Set problem:
In the records below, work out how many lines hold the word "that". Report the number alone.

Supplied material:
********************

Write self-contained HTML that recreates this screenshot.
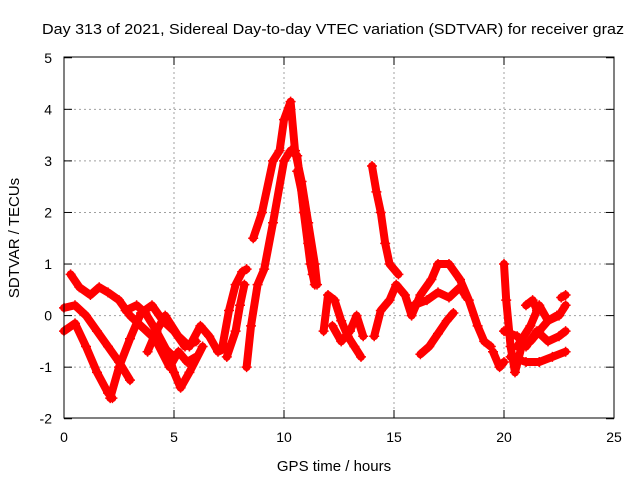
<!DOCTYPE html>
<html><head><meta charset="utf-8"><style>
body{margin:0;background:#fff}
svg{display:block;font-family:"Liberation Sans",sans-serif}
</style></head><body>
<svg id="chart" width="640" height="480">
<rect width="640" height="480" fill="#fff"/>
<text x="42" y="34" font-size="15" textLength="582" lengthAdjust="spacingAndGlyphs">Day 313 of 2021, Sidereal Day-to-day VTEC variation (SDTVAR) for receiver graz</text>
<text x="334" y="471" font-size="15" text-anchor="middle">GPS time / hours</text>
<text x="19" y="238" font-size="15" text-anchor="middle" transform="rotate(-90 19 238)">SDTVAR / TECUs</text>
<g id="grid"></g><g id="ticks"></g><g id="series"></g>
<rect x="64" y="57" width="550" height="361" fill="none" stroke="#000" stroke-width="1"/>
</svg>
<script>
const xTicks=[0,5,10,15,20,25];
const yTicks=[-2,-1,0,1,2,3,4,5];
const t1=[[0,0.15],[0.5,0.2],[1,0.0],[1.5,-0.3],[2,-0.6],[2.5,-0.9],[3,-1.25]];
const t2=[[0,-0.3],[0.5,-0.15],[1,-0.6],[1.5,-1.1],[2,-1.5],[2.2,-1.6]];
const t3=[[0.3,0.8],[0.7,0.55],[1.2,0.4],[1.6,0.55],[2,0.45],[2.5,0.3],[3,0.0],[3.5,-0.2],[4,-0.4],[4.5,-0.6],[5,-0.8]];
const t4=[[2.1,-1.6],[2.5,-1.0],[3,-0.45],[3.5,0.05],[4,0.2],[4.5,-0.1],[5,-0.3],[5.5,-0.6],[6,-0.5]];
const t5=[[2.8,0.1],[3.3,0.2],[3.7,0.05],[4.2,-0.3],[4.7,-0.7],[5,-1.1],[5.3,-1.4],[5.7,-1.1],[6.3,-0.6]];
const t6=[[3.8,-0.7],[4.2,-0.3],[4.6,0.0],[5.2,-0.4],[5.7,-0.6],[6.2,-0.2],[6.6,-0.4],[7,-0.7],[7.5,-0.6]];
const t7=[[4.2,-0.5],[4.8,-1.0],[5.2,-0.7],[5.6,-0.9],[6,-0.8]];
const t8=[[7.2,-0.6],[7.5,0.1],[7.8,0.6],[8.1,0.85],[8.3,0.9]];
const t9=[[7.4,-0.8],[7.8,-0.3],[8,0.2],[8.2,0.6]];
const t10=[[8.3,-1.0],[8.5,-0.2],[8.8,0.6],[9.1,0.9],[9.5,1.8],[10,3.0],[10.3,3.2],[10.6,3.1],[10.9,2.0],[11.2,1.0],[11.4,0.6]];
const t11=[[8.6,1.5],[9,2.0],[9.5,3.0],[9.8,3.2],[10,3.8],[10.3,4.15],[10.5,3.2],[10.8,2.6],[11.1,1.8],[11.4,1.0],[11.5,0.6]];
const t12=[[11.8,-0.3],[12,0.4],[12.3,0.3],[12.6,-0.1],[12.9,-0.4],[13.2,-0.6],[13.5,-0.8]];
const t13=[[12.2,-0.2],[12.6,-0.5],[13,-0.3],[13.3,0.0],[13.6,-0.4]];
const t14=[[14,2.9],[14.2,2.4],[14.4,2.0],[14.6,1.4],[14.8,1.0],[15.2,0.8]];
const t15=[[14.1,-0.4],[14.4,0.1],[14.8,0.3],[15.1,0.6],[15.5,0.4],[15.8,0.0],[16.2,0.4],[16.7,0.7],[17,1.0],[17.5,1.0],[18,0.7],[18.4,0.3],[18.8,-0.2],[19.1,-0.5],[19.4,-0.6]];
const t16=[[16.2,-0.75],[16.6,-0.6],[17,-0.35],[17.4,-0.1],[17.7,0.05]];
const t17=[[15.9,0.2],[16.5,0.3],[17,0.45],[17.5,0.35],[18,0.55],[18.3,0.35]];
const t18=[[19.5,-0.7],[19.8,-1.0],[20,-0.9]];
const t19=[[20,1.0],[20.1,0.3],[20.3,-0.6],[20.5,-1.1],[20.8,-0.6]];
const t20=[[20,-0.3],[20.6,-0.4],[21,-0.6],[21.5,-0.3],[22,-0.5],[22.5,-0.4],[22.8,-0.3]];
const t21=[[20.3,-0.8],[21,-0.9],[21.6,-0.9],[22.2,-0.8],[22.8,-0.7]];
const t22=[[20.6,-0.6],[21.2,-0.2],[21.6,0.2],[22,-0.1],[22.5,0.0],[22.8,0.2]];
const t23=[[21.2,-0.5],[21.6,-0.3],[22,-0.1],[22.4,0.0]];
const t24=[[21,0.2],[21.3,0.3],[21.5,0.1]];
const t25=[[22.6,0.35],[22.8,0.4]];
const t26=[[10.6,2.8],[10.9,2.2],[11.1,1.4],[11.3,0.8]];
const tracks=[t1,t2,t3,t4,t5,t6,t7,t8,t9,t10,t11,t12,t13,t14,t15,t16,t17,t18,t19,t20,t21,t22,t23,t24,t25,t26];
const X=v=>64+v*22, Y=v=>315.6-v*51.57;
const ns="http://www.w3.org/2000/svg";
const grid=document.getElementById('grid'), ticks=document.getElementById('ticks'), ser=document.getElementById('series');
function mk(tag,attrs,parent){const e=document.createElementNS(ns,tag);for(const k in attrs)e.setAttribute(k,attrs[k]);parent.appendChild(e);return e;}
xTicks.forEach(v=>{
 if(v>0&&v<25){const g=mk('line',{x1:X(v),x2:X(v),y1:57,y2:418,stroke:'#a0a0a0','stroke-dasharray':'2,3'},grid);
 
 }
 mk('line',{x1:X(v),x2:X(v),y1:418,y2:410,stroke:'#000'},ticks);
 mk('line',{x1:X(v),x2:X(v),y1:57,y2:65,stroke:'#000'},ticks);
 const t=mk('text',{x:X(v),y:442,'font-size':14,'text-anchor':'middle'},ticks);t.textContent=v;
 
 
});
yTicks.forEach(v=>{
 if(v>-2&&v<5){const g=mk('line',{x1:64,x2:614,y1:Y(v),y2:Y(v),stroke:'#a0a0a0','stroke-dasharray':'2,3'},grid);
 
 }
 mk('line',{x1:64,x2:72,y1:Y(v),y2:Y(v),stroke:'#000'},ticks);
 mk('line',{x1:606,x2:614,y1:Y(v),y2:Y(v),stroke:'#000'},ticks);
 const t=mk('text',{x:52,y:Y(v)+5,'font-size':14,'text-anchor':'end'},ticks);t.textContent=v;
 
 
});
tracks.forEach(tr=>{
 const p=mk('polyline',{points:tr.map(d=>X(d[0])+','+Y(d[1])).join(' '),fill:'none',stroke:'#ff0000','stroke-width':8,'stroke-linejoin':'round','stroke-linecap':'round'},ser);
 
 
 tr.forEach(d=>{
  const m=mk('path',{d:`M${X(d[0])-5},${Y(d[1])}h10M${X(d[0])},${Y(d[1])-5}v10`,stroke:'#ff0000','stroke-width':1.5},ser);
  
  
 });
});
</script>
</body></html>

********************

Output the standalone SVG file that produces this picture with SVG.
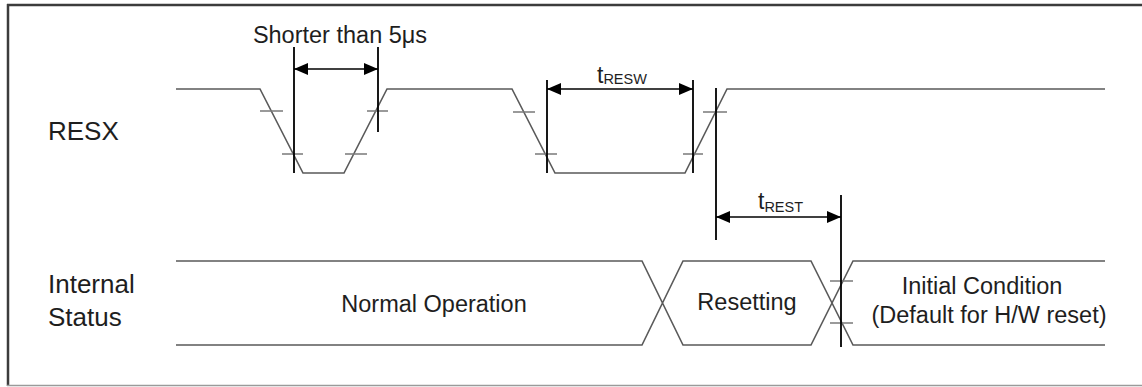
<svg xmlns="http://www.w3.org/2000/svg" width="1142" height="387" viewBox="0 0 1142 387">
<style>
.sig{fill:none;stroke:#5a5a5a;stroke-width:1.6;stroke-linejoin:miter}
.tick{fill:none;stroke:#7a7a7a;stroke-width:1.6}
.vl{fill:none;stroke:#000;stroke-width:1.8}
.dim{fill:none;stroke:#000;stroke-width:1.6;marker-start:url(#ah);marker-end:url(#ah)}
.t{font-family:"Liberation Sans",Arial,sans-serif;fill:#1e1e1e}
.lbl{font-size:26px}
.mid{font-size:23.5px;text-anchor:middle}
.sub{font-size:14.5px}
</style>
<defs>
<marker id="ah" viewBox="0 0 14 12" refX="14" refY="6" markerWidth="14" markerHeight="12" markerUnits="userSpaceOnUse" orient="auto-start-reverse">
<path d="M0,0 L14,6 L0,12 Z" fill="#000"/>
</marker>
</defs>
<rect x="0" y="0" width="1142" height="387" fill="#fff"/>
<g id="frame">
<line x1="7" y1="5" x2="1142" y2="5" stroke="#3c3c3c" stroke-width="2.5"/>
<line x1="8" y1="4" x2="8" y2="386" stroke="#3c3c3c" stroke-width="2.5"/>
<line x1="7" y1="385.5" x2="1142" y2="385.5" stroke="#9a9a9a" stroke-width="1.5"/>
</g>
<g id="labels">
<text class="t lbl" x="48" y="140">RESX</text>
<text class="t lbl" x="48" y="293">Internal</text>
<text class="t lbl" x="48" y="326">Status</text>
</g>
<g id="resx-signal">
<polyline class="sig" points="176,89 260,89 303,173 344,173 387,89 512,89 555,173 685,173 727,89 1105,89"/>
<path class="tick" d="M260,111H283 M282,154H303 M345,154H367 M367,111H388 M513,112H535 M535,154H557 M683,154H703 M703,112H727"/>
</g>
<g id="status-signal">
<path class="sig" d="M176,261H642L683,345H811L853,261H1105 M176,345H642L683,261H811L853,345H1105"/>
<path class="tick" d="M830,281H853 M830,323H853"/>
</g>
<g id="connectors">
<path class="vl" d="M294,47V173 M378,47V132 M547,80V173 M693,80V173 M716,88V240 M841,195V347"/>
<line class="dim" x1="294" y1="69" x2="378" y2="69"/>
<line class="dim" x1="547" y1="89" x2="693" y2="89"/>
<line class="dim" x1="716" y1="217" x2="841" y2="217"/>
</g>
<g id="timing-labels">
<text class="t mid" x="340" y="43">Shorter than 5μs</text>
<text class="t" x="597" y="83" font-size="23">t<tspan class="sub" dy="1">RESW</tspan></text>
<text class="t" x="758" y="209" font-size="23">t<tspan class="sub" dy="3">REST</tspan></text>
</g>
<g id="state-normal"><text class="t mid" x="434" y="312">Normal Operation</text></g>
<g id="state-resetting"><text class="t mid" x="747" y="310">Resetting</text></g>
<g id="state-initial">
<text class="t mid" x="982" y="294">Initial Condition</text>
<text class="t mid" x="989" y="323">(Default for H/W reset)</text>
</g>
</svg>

********************

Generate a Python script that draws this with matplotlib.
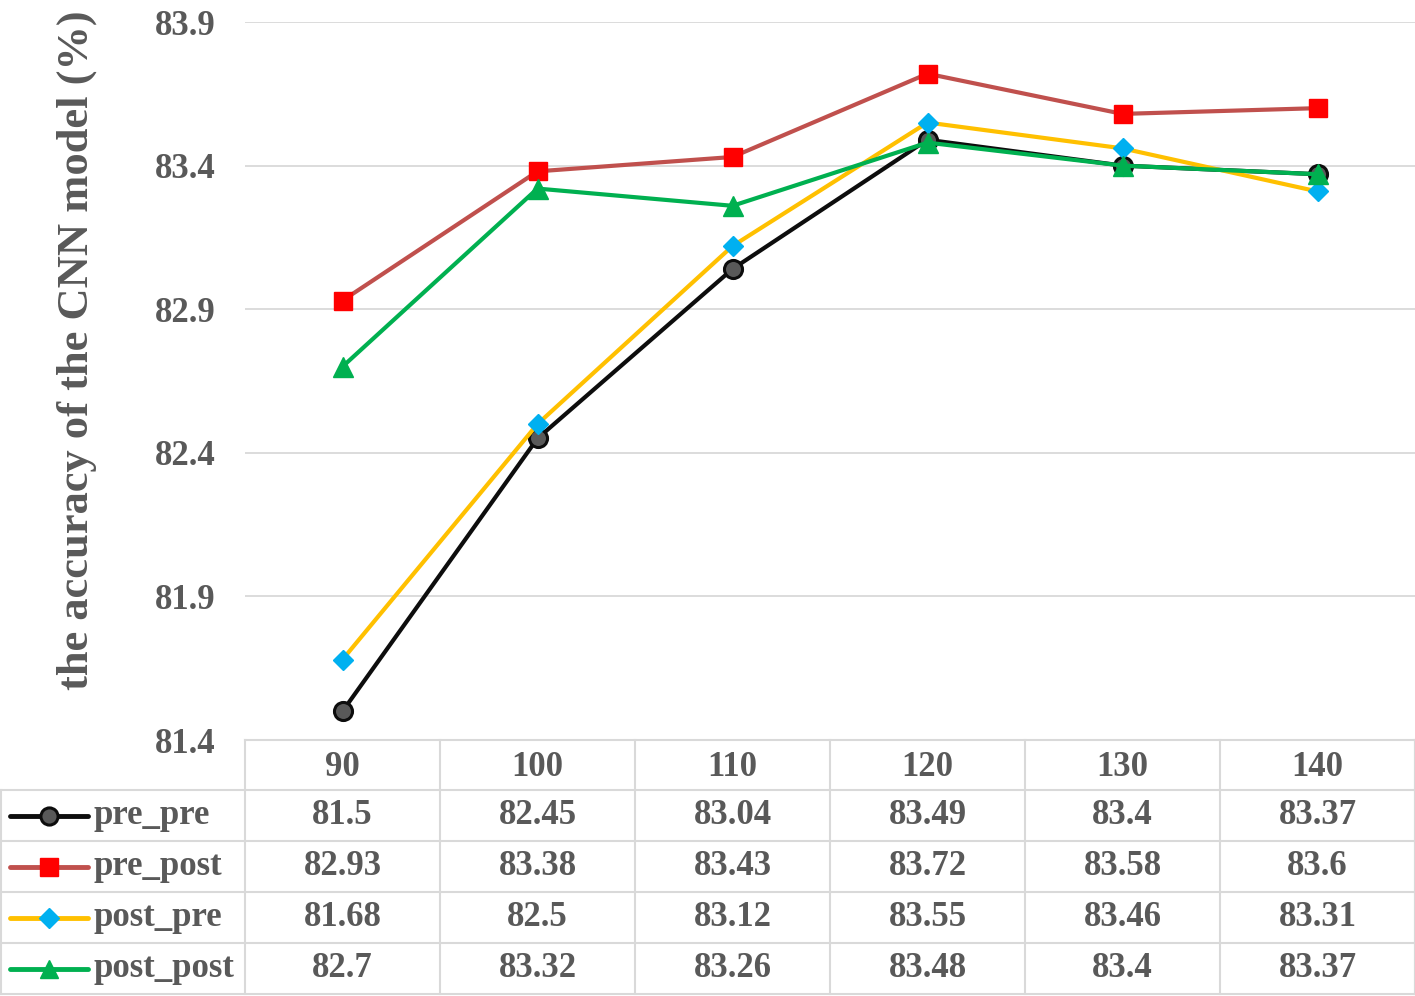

********************

Finished exercise:
3